• _Required task_
Tally the lines that include the word "React" and reply with nothing but the total.

• _Supplied information_
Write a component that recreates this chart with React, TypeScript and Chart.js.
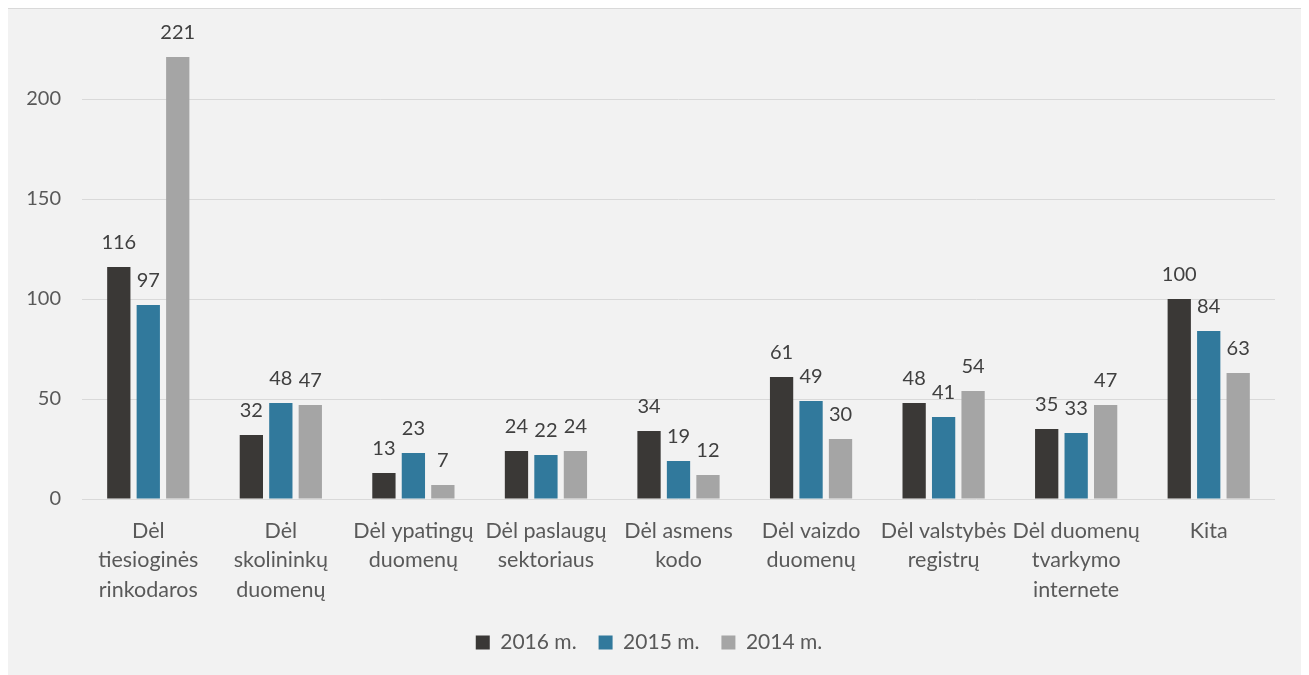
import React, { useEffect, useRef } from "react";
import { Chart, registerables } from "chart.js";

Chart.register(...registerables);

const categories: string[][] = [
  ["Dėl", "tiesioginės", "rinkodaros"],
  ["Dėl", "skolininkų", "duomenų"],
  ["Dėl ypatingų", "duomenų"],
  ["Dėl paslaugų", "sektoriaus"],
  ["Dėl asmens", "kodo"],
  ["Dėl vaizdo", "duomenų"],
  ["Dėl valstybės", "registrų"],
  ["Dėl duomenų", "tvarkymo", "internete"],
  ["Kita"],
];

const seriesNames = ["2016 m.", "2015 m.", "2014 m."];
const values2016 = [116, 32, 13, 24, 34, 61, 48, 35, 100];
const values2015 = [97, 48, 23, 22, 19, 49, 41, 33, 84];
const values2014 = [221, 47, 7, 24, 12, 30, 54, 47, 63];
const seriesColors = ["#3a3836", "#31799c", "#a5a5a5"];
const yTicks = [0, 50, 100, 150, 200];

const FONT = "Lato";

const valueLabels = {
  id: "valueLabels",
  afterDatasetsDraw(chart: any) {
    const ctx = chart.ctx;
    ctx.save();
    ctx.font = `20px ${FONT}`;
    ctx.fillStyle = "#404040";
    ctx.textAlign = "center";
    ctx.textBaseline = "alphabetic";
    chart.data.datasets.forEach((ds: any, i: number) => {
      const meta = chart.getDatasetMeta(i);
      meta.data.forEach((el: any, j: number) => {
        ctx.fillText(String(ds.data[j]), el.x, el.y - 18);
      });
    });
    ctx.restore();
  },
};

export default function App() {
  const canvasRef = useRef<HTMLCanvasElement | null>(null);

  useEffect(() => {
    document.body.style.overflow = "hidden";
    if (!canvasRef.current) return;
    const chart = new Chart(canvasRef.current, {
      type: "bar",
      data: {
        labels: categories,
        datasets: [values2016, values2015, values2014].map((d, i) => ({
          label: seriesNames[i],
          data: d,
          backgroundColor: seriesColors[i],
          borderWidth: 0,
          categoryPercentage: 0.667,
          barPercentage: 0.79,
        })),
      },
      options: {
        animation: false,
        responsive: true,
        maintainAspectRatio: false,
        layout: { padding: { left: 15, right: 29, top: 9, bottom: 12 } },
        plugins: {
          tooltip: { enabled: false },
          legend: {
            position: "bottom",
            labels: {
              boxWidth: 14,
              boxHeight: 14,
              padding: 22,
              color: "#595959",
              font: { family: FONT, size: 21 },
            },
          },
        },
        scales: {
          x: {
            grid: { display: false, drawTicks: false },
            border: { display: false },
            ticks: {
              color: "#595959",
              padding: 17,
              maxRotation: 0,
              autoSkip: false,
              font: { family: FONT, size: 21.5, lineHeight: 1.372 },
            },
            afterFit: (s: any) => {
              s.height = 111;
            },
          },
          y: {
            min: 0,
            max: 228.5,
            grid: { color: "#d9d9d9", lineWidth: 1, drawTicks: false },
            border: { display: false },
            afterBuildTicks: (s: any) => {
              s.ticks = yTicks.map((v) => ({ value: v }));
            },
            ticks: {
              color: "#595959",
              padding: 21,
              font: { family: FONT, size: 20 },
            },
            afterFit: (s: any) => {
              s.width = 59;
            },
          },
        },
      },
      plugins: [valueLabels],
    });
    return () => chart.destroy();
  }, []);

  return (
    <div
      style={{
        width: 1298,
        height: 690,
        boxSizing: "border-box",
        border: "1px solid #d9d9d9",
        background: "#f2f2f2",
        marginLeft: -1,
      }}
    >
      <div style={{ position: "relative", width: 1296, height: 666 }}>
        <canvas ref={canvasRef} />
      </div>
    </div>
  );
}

• _Exercise output_
2